If I buy shares and do not sell them, would I lose?
How long after buying shares should I sell?
Should I always buy shares when asked by the company?
FINANCIAL ADVISOR: You will not lose if you do not sell the shares you buy. Share prices fluctuate: they increase and decrease. Of course, you can only make a profit if you sell at a higher price than the purchase price. In such a case, it is said that you realise your capital gains. If you choose not to sell, the positive difference between the market value of the shares and the cost is described as your unrealised capital gains or your paper profit.
On the other hand, if you sell below the purchase price, you suffer a loss. If you choose not to sell at the lower price, you suffer no loss. In this case, what you have is an unrealised loss, also called a paper loss. You only lose or gain when you sell.
There is no rule on how long you should keep your shares before selling them. It is up to you. After trading, your broker allocates the shares that trade. The broker may allocate to you all the shares you ordered, but you may get only some, or none, depending on the amount that traded, the price or prices at which they traded, the price at which you asked the broker to buy, and how many other buy orders they have to fill.
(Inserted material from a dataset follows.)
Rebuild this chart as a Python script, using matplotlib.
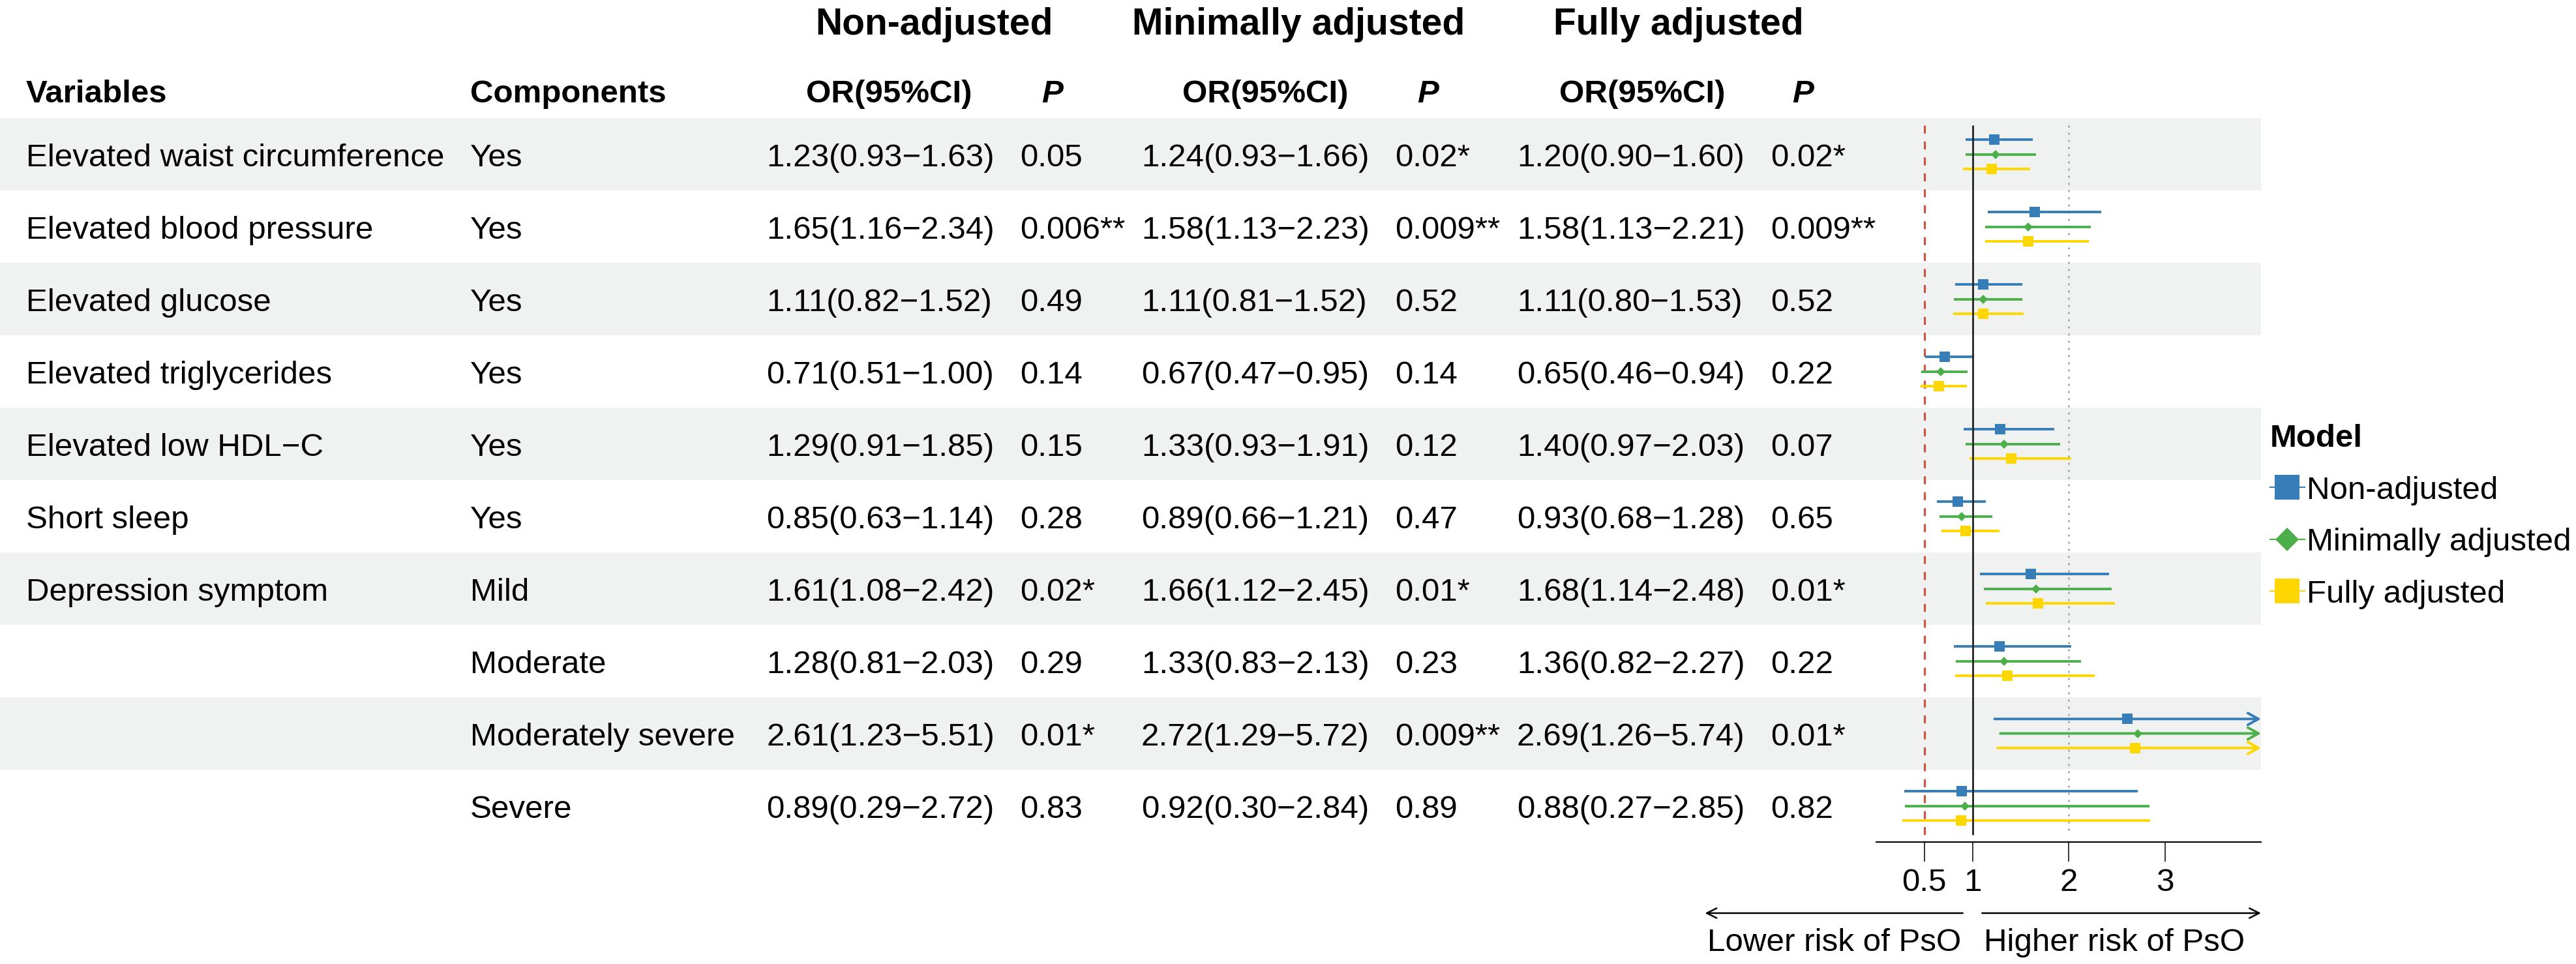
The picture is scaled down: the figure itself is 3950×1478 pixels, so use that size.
import numpy as np
import matplotlib.pyplot as plt
from matplotlib import transforms
from matplotlib.lines import Line2D

plt.rcParams["font.family"] = ["Liberation Sans", "DejaVu Sans"]

# ---------------- data ----------------
variables = [
    "Elevated waist circumference",
    "Elevated blood pressure",
    "Elevated glucose",
    "Elevated triglycerides",
    "Elevated low HDL\u2212C",
    "Short sleep",
    "Depression symptom",
    "",
    "",
    "",
]
components = ["Yes", "Yes", "Yes", "Yes", "Yes", "Yes",
              "Mild", "Moderate", "Moderately severe", "Severe"]

models = ["Non-adjusted", "Minimally adjusted", "Fully adjusted"]

or_non = [1.23, 1.65, 1.11, 0.71, 1.29, 0.85, 1.61, 1.28, 2.61, 0.89]
lo_non = [0.93, 1.16, 0.82, 0.51, 0.91, 0.63, 1.08, 0.81, 1.23, 0.29]
hi_non = [1.63, 2.34, 1.52, 1.00, 1.85, 1.14, 2.42, 2.03, 5.51, 2.72]
p_non = ["0.05", "0.006**", "0.49", "0.14", "0.15", "0.28", "0.02*", "0.29", "0.01*", "0.83"]

or_min = [1.24, 1.58, 1.11, 0.67, 1.33, 0.89, 1.66, 1.33, 2.72, 0.92]
lo_min = [0.93, 1.13, 0.81, 0.47, 0.93, 0.66, 1.12, 0.83, 1.29, 0.30]
hi_min = [1.66, 2.23, 1.52, 0.95, 1.91, 1.21, 2.45, 2.13, 5.72, 2.84]
p_min = ["0.02*", "0.009**", "0.52", "0.14", "0.12", "0.47", "0.01*", "0.23", "0.009**", "0.89"]

or_full = [1.20, 1.58, 1.11, 0.65, 1.40, 0.93, 1.68, 1.36, 2.69, 0.88]
lo_full = [0.90, 1.13, 0.80, 0.46, 0.97, 0.68, 1.14, 0.82, 1.26, 0.27]
hi_full = [1.60, 2.21, 1.53, 0.94, 2.03, 1.28, 2.48, 2.27, 5.74, 2.85]
p_full = ["0.02*", "0.009**", "0.52", "0.22", "0.07", "0.65", "0.01*", "0.22", "0.01*", "0.82"]

xticks = [0.5, 1, 2, 3]
xtick_labels = ["0.5", "1", "2", "3"]

# ---------------- style ----------------
colors = ["#377EB8", "#4DAF4A", "#FFD700"]
markers = ["s", "D", "s"]
msizes = [11, 7.4, 11]
band_color = "#EFF2F1"
fs = 35.5

W, H, DPI = 3950, 1478, 100
row_top, row_h = 181, 111
fx0, fx1 = 2877, 3467
fy1 = 1291

fig = plt.figure(figsize=(W / DPI, H / DPI), dpi=DPI)

# background / table axes in pixel units
bg = fig.add_axes([0, 0, 1, 1])
bg.set_xlim(0, W)
bg.set_ylim(H, 0)
bg.axis("off")

n = len(variables)
rows = np.arange(n)
centers = row_top + row_h * (rows + 0.5)
shade = rows % 2 == 0
bg.barh(centers[shade], fx1, height=row_h, left=0, color=band_color,
        linewidth=0, zorder=0)

# group titles
for x, t in zip([1432, 1991, 2574], models):
    bg.text(x, 53, t, ha="center", va="baseline", fontsize=41,
            fontweight="bold")

# column headers
bg.text(40, 157, "Variables", ha="left", va="baseline", fontsize=fs,
        fontweight="bold")
bg.text(721, 157, "Components", ha="left", va="baseline", fontsize=fs,
        fontweight="bold")
for x in [1363, 1940, 2518]:
    bg.text(x, 157, "OR(95%CI)", ha="center", va="baseline", fontsize=fs,
            fontweight="bold")
for x in [1614, 2190, 2765]:
    bg.text(x, 157, "P", ha="center", va="baseline", fontsize=fs,
            fontweight="bold", fontstyle="italic")

# table body
or_sets = [(or_non, lo_non, hi_non), (or_min, lo_min, hi_min),
           (or_full, lo_full, hi_full)]
p_sets = [p_non, p_min, p_full]
or_x = [1175, 1750, 2326]
p_x = [1564, 2139, 2715]

for i in range(n):
    yb = centers[i] + 18.5
    bg.text(40, yb, variables[i], ha="left", va="baseline", fontsize=fs)
    bg.text(721, yb, components[i], ha="left", va="baseline", fontsize=fs)
    for k in range(3):
        o, lo, hi = or_sets[k]
        s = f"{o[i]:.2f}({lo[i]:.2f}\u2212{hi[i]:.2f})"
        bg.text(or_x[k], yb, s, ha="left", va="baseline", fontsize=fs)
        bg.text(p_x[k], yb, p_sets[k][i], ha="left", va="baseline",
                fontsize=fs)

# ---------------- forest plot ----------------
ax = fig.add_axes([fx0 / W, 1 - fy1 / H, (fx1 - fx0) / W,
                   (fy1 - row_top) / H])
ax.set_xlim(0, 4)
ax.set_ylim(n - 0.5, -0.5)
ax.patch.set_alpha(0)
for side in ["top", "left", "right"]:
    ax.spines[side].set_visible(False)
ax.spines["bottom"].set_linewidth(1.5)
ax.set_yticks([])
ax.set_xticks(xticks)
ax.set_xticklabels(xtick_labels)
ax.tick_params(axis="x", length=21.6, width=1.1, pad=7, labelsize=fs)

ax.vlines(0.5, -0.4, n - 0.6, color="#CF5040", linestyle=(0, (4, 4)),
          linewidth=2.2, zorder=1)
ax.vlines(2, -0.4, n - 0.6, color="#A0A0A0", linestyle=(0, (1.2, 3.2)),
          linewidth=1.8, zorder=1)
ax.vlines(1, -0.4, n - 0.6, color="#222222", linewidth=2.0, zorder=4)

offsets = [-0.2, 0.0, 0.2]
for k in range(3):
    o, lo, hi = or_sets[k]
    y = rows + offsets[k]
    for i in range(n):
        if hi[i] > 4:
            ax.annotate("", xy=(4, y[i]), xytext=(lo[i], y[i]),
                        arrowprops=dict(arrowstyle="->,head_length=0.45,head_width=0.25",
                                        color=colors[k], lw=2.8,
                                        shrinkA=0, shrinkB=0,
                                        mutation_scale=26),
                        annotation_clip=False, zorder=3)
        else:
            ax.plot([lo[i], hi[i]], [y[i], y[i]], color=colors[k], lw=2.8,
                    solid_capstyle="butt", zorder=3)
    ax.plot(o, y, linestyle="none", marker=markers[k], ms=msizes[k],
            color=colors[k], markeredgewidth=0, zorder=5)

# direction arrows under the axis
trans = transforms.blended_transform_factory(ax.transData, ax.transAxes)
ya = -109 / (fy1 - row_top)
yt = -167 / (fy1 - row_top)
arrow_kw = dict(arrowstyle="->,head_length=0.4,head_width=0.2", color="black",
                lw=1.8, shrinkA=0, shrinkB=0, mutation_scale=27)
ax.annotate("", xy=(-1.78, ya), xytext=(0.9, ya), xycoords=trans,
            textcoords=trans, arrowprops=arrow_kw, annotation_clip=False)
ax.annotate("", xy=(4.0, ya), xytext=(1.1, ya), xycoords=trans,
            textcoords=trans, arrowprops=arrow_kw, annotation_clip=False)
ax.text(0.88, yt, "Lower risk of PsO", transform=trans, ha="right",
        va="baseline", fontsize=fs)
ax.text(1.12, yt, "Higher risk of PsO", transform=trans, ha="left",
        va="baseline", fontsize=fs)

# legend
handles = [Line2D([0], [0], color=colors[k], marker=markers[k], lw=1.5,
                  ms=[27, 18, 27][k], markeredgewidth=0) for k in range(3)]
fig.legend(handles, models, title="Model", loc="upper left",
           bbox_to_anchor=(3481 / W, 1 - 650 / H), frameon=False,
           fontsize=fs, title_fontproperties={"weight": "bold", "size": fs},
           handlelength=1.07, handletextpad=0.07, labelspacing=0.7,
           borderpad=0, borderaxespad=0, alignment="left")

fig.savefig("out.png", dpi=DPI)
Bear in mind that you are required to pay for the shares within two business days of the order being filled so that they can be registered in your name. Certainly, you are free to sell after that.
There are several reasons why investors sell their shares. Some sell because the stock has reached the price they had determined to sell it at when they made the investment. Others sell because they are not satisfied with the performance of the stock, and others because the time they determined to sell it has come, perhaps to use the proceeds to realise goals they had set. And there are those who sell in panic when prices begin to fall. It does not always make sense to sell because prices are falling.
Ultimately, it is up to you when you sell, so it important to buy shares only with funds you are not likely to need in the short term and which you cannot afford to lose any portion of.
Generally, a company will sell its shares to the public in an initial public offering – not directly, but through a stockbroker. Other than that, if you want to buy shares, you will have to acquire them on the secondary market through a stock broker from someone who already owns them. This is one of the main reasons why the stock exchange exists. It provides a convenient and transparent mechanism for determining the price of the shares and for the change of their ownership.
There is no reason why you should always buy shares when a company offers them to the public. Your decision should be based on your assessment of the quality of what is being offered. If you do not have the skill and expertise to do that evaluation, you should consult a competent financial professional to give you the necessary guidance.
Sometimes companies reserve shares for their employees when they go public. They usually find a way to sweeten the offer to the employees. I would think twice before declining such an offer but would examine it as closely as any other offer.
When new issues come to the market, be careful to avoid the noise and hype. Take a sober approach when considering what to do. It is important to assess how well the company did in the past and how well it is likely to do in the future based on the present, the past, and the plans and outlook for the future. Looking at how well it is doing against the competition, its place in the industry into which it falls, how well it is able to operate successfully in the economy, and the quality of its management and board are also important considerations.
So it seems that you are beginning to have some interest in buying and selling shares. You have made a good start by reading a relevant newspaper column and going beyond that to ask questions. Continue to read. Listen to and watch relevant media programmes, talk to experienced and trusted investors, and become comfortable with your new interest to prepare you for the new adventure.